What is the essence of this three-layer architecture? It's a TAM expansion story. The traditional EDA market runs at roughly $15–20 billion annually — and for a company already generating $5.3 billion in revenue, the ceiling is visible. But if you redefine the addressable market from "chip design tools" to "full-stack design and simulation optimization from transistor to system," the TAM expands by multiples. Hexagon D&E brings MSC Nastran (structural analysis) and Adams (multi-body dynamics) — benchmark simulation tools in automotive, aerospace, and industrial equipment. With the deal now closed, Cadence possesses a full-stack capability spanning transistor-level simulation to vehicle-level multi-physics analysis. No other company in the global EDA/CAE landscape can claim the same.
Of course, strategic clarity does not equal execution certainty. As of year-end FY2025, Cadence operated 89 wholly-owned subsidiaries spanning dozens of countries across five continents. BETA CAE alone contributed 10 entities (Greece, Germany, Italy, Sweden, and more). Secure-IC added 7 (France, Belgium, Morocco, Singapore, and more). VLAB Works brought 4 (all in Australia). Managing a global organization that has expanded this rapidly through serial acquisitions — particularly under export compliance requirements of unprecedented stringency — is itself a formidable operational challenge. The $29.2 million in restructuring charges disclosed in the FY2025 10-K (up from $23.8 million in FY2024) offers one window into the friction costs of integration.

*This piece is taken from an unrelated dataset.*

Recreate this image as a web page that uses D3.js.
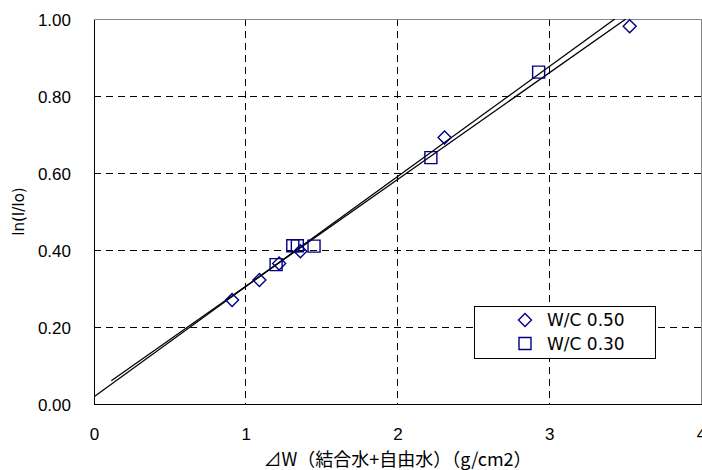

IV. Peak Cash Generation and the Capital Allocation Tug-of-War
One number in the annual report speaks to the quality of Cadence's business model more eloquently than revenue: FY2025 operating cash flow of $1,728.8 million, up 37% year-over-year, an all-time record. That translates to roughly $0.33 of operating cash flow for every $1 of revenue. After deducting capital expenditures, free cash flow reached approximately $1,587 million, up about 42% — in a technology world that demands heavy capital investment, this kind of cash conversion efficiency is the hallmark of a high-quality compounder.
It's worth noting that FY2024's operating cash flow actually declined 7% year-over-year. FY2025's powerful rebound confirms that the earlier dip was more a matter of collection timing than any deterioration in business model quality.
But when $1.6 billion in free cash flow meets three equally compelling capital demands, the prioritization exercise gets interesting.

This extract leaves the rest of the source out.